Miliz- anstatt Profi-Organisation

Zugegeben, die Mandats-Häufung bei einigen Bankrats-Präsidenten lässt sich kritisch hinterfragen. Doch sie ist im Prinzip auch ein Ausdruck des schweizerischen Kantonalbanken-Systems, das bei der Oberaufsicht eher auf eine Miliz- als auf eine Profi-Organisation setzt.

Tatsächlich können die Finma-Vorgaben für einen Bankrats-Präsidenten anspruchsvoll sein: Er muss Branchen-Know-how und Fachkenntnisse aufweisen, er darf in der Branche aber nicht berufstätig sein. Und in der Regel verdient der Präsident einer mittelgrossen Kantonalbank nicht genug, um einen Familienhaushalt zu tragen.

Kuno Kennel, der Präsident der Schwyzer Kantonalbank (SZKB), hat als 44-Jähriger eine Investmentbanker-Karriere zugunsten dieses Amtes aufgegeben. Er erhält dafür zwar jährlich 100'000 Franken. Um seinen Lebensstandard einigermassen zu halten, ist Kennel aber auf zusätzliche Einkünfte angewiesen.

Professionalisierung im Gange

Unter diesen Prämissen hinterlässt das hiesige Corporate-Governance-System in Sachen Kantonalbanken-Aufsicht einen zwiespältigen Eindruck und mag auch gewisse Anzeichen einer Fehlentwicklung aufzeigen.

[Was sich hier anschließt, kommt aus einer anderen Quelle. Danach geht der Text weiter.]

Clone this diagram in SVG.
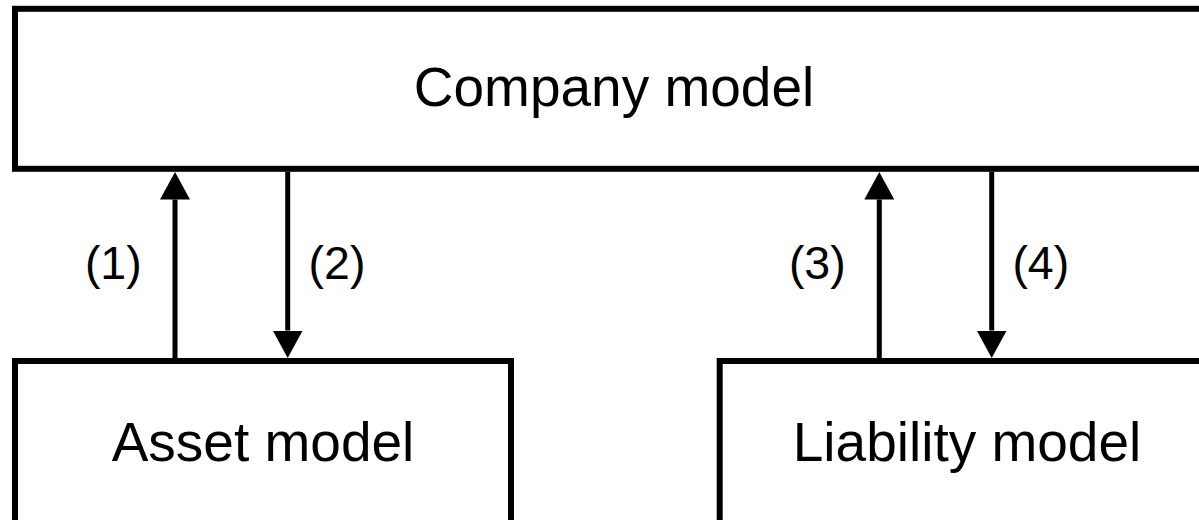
<svg xmlns="http://www.w3.org/2000/svg" width="1199" height="520" viewBox="0 0 1199 520">
  <style>
    .box { fill: #ffffff; stroke: #000000; stroke-width: 6; }
    .lbl { font-family: "Liberation Sans", Arial, sans-serif; font-size: 55px; fill: #000000; text-anchor: middle; }
    .num { font-family: "Liberation Sans", Arial, sans-serif; font-size: 46.5px; fill: #000000; text-anchor: middle; }
    .conn { stroke: #000000; stroke-width: 5; fill: none; marker-end: url(#arrow); }
  </style>
  <defs>
    <marker id="arrow" markerUnits="userSpaceOnUse" markerWidth="28" markerHeight="30" refX="0" refY="15" orient="auto" viewBox="0 0 28 30">
      <path d="M0,0 L27.5,15 L0,30 Z" fill="#000000"/>
    </marker>
  </defs>
  <rect x="0" y="0" width="1199" height="520" fill="#ffffff"/>
  <g id="company">
    <rect class="box" x="15" y="8.8" width="1198" height="160"/>
    <text class="lbl" x="614" y="106">Company model</text>
  </g>
  <g id="asset">
    <rect class="box" x="15" y="361" width="496" height="320"/>
    <text class="lbl" x="263" y="461">Asset model</text>
  </g>
  <g id="liability">
    <rect class="box" x="719.7" y="361" width="494" height="320"/>
    <text class="lbl" x="967" y="461">Liability model</text>
  </g>
  <g id="connectors">
    <line class="conn" x1="175" y1="358" x2="175" y2="199.5"/>
    <line class="conn" x1="287.7" y1="171.7" x2="287.7" y2="330.5"/>
    <line class="conn" x1="879.3" y1="358" x2="879.3" y2="199.5"/>
    <line class="conn" x1="991.7" y1="171.7" x2="991.7" y2="330.5"/>
    <text class="num" x="113.3" y="279">(1)</text>
    <text class="num" x="337" y="279">(2)</text>
    <text class="num" x="817.3" y="279">(3)</text>
    <text class="num" x="1040.8" y="279">(4)</text>
  </g>
</svg>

Gleichzeitig streben die Finma-Vorgaben eine verstärkte Professionalisierung der Bankräte an – auch diese Anzeichen sind deutlich erkennbar.

BKB-Präsident reagiert

So wird der designierte Präsident der BKB das eine oder andere Mandat abgeben, unter anderem in wenigen Monaten dasjenige bei der Schweizer Online-Bank Swissquote. Denn der Basler Regierungsrat verlangt von ihm, dass das Präsidium bei der BKB Priorität hat.